There's another important assumption, I think, to be countered here though. While one's moral decisions are always personal, they're never entirely mine. This comes out clearly in the prolife argument that abortion involves not only the mother, but also her potential child (and possibly the father, but that's a little more distant). But it should also be there in regards to same-sex sex. I'm obviously hoping that same-sex commitment will one day be recognized and celebrated within the R.C. church (indeed, within the church taken as a whole, it already is in some parts); but I'm also respectful, even in a strange way grateful, for the challenge within the church for me to explain myself, to tell the truth of my life, to defend myself against the charge that I'm deceiving myself. I obviously want that discussion to be respectful, charitable, and more open than it is today; but if no one in my community challenged the fact that my life seemed to upend a relatively settled value of the community, that wouldn't show a respect for my choice, it would show a lack of love, a lack of concern for me. Similarly, A is right to note that I'm not going to personally have to deal with a problematic pregnancy, in that I'm not going to be pregnant, nor is my partner, however open to the miracle of life we might be. But if I take my commitments to those around me seriously, if from a Christian perspective I take the priority of the family of the church over our families of origin seriously, then I will, and should, be concerned about the difficult choices around pregnancy.

So if I want the right to live my life, being challenged, but not prevented, why shouldn't I approach abortion the same way? Why do I insist that challenging, when it comes to abortion, might extend to legal coercion?
It's rooted in my belief, and the belief of a long tradition in Christian history, that while a fetus isn't morally equivalent to a child, it more similar to a child's life than different. My ethicist friends can make better distinctions about the difference between abortion in the first weeks of pregnancy and later in term, but the weight of the tradition, for me, suggests a presumption for the life of that fetus. And, in comparison with same-sex activity, the imperative to intervene on behalf of that life or potential life, is stronger than is the case for same-sex activity. And while I don't want to impinge upon the rights of women in very difficult situations lightly, I don't think that the decision of whether to end that life is entirely her own choice, for similar reasons that as a society we don't think ending a child's life after that child is born is an individual's private choice.

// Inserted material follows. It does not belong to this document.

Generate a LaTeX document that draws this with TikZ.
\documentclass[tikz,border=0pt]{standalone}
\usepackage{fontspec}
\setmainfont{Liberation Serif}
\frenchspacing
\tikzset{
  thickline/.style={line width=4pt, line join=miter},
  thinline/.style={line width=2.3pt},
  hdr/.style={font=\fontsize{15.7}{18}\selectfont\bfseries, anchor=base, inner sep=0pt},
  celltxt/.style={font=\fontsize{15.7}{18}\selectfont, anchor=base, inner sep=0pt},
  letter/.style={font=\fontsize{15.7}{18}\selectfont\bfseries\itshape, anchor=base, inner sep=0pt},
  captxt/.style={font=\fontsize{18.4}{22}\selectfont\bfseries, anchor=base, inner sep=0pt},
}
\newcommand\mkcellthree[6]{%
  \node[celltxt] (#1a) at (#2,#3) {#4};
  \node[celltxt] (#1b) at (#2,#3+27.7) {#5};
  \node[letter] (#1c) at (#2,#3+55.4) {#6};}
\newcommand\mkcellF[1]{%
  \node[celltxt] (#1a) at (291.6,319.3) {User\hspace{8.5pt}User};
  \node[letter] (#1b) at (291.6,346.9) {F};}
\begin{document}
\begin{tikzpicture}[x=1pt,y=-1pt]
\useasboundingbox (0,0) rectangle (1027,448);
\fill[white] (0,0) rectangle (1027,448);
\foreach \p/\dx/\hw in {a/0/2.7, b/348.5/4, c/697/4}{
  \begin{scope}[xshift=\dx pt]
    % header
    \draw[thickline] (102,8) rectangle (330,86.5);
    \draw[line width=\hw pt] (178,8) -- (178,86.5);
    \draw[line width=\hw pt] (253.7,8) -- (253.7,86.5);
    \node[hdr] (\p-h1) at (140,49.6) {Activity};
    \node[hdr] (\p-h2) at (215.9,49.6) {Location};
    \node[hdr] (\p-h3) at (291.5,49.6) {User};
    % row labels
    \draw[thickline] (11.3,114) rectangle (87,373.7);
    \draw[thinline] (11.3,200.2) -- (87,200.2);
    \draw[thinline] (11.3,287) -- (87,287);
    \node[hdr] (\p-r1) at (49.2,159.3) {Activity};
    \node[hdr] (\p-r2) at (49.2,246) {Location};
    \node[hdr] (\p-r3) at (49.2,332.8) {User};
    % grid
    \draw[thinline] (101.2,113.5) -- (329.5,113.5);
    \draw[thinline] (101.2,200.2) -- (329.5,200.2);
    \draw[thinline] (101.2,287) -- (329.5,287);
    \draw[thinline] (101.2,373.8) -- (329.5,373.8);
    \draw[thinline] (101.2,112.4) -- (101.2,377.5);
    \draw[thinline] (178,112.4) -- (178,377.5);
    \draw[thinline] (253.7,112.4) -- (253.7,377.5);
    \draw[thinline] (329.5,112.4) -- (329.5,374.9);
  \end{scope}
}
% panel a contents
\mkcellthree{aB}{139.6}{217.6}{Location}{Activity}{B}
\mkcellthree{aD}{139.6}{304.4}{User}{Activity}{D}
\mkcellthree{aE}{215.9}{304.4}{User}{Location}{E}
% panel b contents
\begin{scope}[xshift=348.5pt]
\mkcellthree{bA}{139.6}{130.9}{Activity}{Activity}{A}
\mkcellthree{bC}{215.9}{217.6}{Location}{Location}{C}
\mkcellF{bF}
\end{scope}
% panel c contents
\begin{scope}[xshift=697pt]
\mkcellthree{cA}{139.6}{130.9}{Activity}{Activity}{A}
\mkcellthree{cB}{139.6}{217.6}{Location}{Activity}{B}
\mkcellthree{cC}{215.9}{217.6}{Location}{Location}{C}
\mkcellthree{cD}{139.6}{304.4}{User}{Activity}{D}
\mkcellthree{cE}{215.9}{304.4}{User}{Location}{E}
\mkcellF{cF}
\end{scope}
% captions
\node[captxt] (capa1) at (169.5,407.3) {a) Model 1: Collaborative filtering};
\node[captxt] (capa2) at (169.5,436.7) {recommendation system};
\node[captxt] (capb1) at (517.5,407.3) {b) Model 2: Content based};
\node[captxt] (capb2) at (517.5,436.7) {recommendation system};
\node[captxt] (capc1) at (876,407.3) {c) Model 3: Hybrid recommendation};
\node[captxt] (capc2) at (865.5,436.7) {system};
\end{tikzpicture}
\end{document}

That being said, my understanding of being pro-life has a lot of sympathies with Hillary Clinton's "safe, legal, and rare" position. I think that it is entirely irresponsible, and far too typical, for pro-life activists to abandon women and their unwanted children as soon as they are born, and to ignore their own responsibility for putting women in those situations in the first place (though some are getting better on that). I also think that the myth of the rich white suburban woman having an abortion on a whim in order not to hurt her legal career does tons of harm in distancing pro-life activists from the real faces of women in near-desperate situations, and creates an easy scapegoat to make them feel good about how morally upright they are. I think that the church's teaching on artificial contraception is sinful in its complicity with backing women into a corner with regard to their legitimate reproductive rights; there are, and there should be, other options for women to have control over their own bodies besides abortion, and the lack of free, easily obtainable contraception is a scandal for which we who are Catholic will have to answer to God and to history. I also don't think that it's realistic, absent a massive social overhaul of the way we care for women, particularly the most vulnerable members of our society, to suddenly remove abortion as an option. It's also not realistic to ask a woman to sacrifice her own health or life for the sake of her child; while that sacrifice might be admirable, one can't require heroic virtue. And that's how I vote.

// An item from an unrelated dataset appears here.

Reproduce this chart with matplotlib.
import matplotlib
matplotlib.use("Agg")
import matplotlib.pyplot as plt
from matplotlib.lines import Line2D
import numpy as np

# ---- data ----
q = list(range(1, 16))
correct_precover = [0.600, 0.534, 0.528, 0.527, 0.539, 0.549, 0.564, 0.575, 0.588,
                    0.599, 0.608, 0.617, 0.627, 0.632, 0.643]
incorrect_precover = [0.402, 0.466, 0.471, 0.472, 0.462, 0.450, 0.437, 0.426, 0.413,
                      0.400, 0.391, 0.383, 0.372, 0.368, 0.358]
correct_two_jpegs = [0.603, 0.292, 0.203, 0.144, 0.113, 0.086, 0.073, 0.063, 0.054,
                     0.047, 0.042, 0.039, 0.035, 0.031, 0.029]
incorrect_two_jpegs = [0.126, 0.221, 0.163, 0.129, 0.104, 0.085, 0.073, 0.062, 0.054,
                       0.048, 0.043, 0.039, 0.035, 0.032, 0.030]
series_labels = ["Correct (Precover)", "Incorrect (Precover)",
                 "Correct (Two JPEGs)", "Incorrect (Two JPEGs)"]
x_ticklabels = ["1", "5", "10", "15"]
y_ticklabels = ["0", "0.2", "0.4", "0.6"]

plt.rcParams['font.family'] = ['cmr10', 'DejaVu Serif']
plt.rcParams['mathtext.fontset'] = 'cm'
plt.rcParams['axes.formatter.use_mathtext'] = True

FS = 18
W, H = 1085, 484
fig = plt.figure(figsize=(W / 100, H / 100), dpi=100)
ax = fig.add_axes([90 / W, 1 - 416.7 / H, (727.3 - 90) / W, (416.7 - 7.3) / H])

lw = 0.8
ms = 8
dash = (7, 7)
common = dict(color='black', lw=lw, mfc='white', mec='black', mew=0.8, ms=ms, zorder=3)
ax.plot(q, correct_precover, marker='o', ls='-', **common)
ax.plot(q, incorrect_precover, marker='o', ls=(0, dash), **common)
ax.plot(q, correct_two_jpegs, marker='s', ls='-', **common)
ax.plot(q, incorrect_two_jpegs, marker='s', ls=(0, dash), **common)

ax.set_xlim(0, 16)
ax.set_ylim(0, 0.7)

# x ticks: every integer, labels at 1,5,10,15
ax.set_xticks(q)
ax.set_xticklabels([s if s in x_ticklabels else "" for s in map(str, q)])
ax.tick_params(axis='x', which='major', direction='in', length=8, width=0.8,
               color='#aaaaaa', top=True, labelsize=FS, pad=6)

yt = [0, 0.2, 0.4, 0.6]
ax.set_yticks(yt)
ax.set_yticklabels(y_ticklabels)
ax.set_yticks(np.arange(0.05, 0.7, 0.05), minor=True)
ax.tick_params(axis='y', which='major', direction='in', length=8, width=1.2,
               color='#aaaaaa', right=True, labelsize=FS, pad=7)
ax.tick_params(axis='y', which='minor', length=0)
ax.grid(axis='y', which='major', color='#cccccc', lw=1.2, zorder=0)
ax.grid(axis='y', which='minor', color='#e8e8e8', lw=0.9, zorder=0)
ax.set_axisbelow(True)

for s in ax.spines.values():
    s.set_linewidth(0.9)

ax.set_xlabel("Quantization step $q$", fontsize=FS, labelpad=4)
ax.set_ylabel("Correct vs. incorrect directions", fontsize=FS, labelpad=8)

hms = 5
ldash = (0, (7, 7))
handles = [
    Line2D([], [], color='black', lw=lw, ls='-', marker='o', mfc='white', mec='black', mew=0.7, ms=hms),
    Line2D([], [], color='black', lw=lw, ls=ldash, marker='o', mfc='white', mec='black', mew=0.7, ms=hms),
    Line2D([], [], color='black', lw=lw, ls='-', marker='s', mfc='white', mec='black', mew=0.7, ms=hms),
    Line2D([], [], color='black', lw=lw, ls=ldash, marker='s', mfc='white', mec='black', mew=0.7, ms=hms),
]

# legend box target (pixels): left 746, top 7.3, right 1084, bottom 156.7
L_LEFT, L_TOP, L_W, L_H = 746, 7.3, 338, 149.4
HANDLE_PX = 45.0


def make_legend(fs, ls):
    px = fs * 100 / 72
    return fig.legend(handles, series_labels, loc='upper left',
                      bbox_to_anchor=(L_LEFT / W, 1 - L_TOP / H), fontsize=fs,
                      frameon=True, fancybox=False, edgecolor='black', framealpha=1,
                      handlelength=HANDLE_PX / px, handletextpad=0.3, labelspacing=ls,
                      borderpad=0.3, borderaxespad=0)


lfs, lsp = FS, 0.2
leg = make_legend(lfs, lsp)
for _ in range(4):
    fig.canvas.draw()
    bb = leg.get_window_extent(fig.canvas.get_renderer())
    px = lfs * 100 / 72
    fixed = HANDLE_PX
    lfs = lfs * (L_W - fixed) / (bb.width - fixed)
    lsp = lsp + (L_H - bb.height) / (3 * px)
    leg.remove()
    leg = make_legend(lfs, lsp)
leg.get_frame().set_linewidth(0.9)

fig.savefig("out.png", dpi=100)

Does that make me pro-choice? I don't think so, because I refuse to accept that the current state of affairs is the best that we can do. I refuse to accept that we cannot create a society in which abortion is no longer the best symbol of our respect for women and their rights. I jump at the chance to vote for candidates who combine a suspicion with regard to abortion with a commitment to the lives of the poor and the rights of women. And just as I don't think it's legitimate to ask me to ignore the moral choices of women because I'm not going to individually face the same situation, neither is it legitimate for me to ignore my own guilt in creating and maintaining a society in which women are regularly backed into tragic corners.


Can we just sit on our anti-gay hands for five minutes?

The conflict within Catholic Charities over placing orphans with gay parents is building, with Gov. Romney now stepping back into the fray (thank you, Dan Wasserman and the Globe, for this cartoon).
I entirely understand taking a position upon principle and sticking with it, even if it's unpopular. But I have to ask: I may be biased as a gay man, but I can't help but think that the amount energy the archdiocese is pouring into gay and lesbian issues right now must look obsessive to the majority of Catholics in the pews who are most worried about their churches' and schools' being closed, their priests' demoralization, and the fact that the Catholic church seems more fragile here in Boston than it ever has. Maybe I'm being naïve or simplistic, but can we just keep quiet about the gays for a bit, whether or not we think that's an important issue, for the sake of the church of Boston's health?


Guest-blogging is swell

So I've been writing things up over at BustedHalo.com's Spiritual Smackdown, and am having a rather enjoyable time chatting with my "conservative" counterpart. I put the scare quotes in not in any negative sense, but in the same sense in which I'm the "liberal" blogger; while we obviously are not eye-to-eye on everything, we're both so moderate that I feel as though we're virtually sitting down with a nice pot of tea.
Although today I dropped the A-bomb into the chili, so we'll see if that spices things up. I'm not concerned about my fellow blogger, as he's a remarkably nuanced and thoughtful person, and I'm sure that I'm going to learn something in this path of conversation; I'm more interested to see what we get in terms of comments.